2.  Print your word list and cut it into small slips of paper.  Store in labeled baggies, so you can just pull them out when you need them.

3.  Have your students write their names on the back of a paper.  Then have them draw words from one baggie at a time.  Have them write the word at the top of the paper, then collect the slips of paper before you have them draw out the next word.  As they take each set of words they will write them at the top of the paper.  They should end up with something like "dangerous chicken dancing" or "slimy banjo flying".

4.  Once they have their words, this is what they will draw.  (It helps if you model one on the board for them at the beginning of the game).  Walk around and encourage them to think of creative ways to draw the words.  For example, "smelly" could be illustrated by the classic wavy lines above an object, or you could draw flies buzzing around an object, or you could draw people nearby holding their noses.  Students may draw in pencil only, but if markers or crayons are available, it is even better.
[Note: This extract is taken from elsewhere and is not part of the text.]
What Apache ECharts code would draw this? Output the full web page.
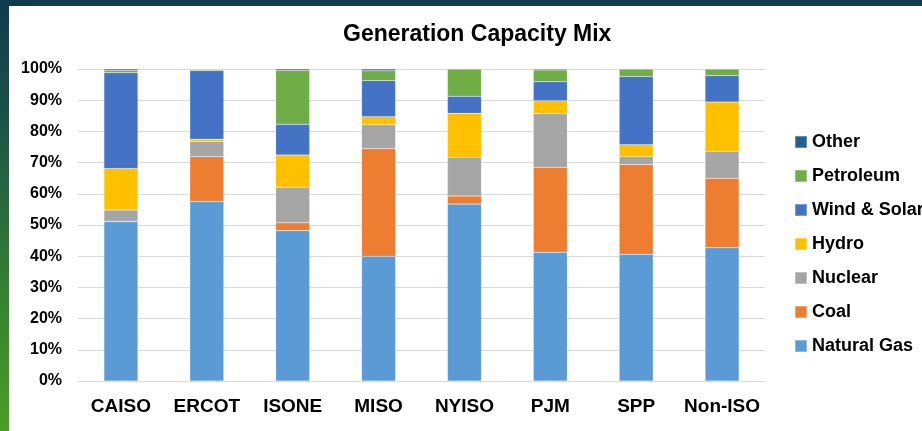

5.  Show off!  Probably students' favorite part of the game is sharing their work and having some laughs.  Allow them time to share their work with others.

6.  Vary the game.  Kindergarteners?  Limit the game to two words and help them write them down.  Explain definitions as necessary.  Older kids?  Make it more complicated.  Throw in an extra round of adjectives.  Or, if you like, play it as a collaborative game by creating groups and giving each group a larger piece of paper.  Have each group create one drawing as a team.  You have the basic idea now, so change it up and have fun with it.

So, why is this better than just saying "draw something"?  The game challenges students to draw things they may not have otherwise drawn, which means they have to think outside of their normal box of artistic schema.  This is more challenging, and opens up new possibilities to them as artists.  Also, it reinforces Language Arts subject matter (and could be played as a filler in an English classroom).  Be afraid of the Art classroom no more.  Take a few moments to jot down some word lists, and you will soon have a solid, exciting emergency lesson plan for the Art room!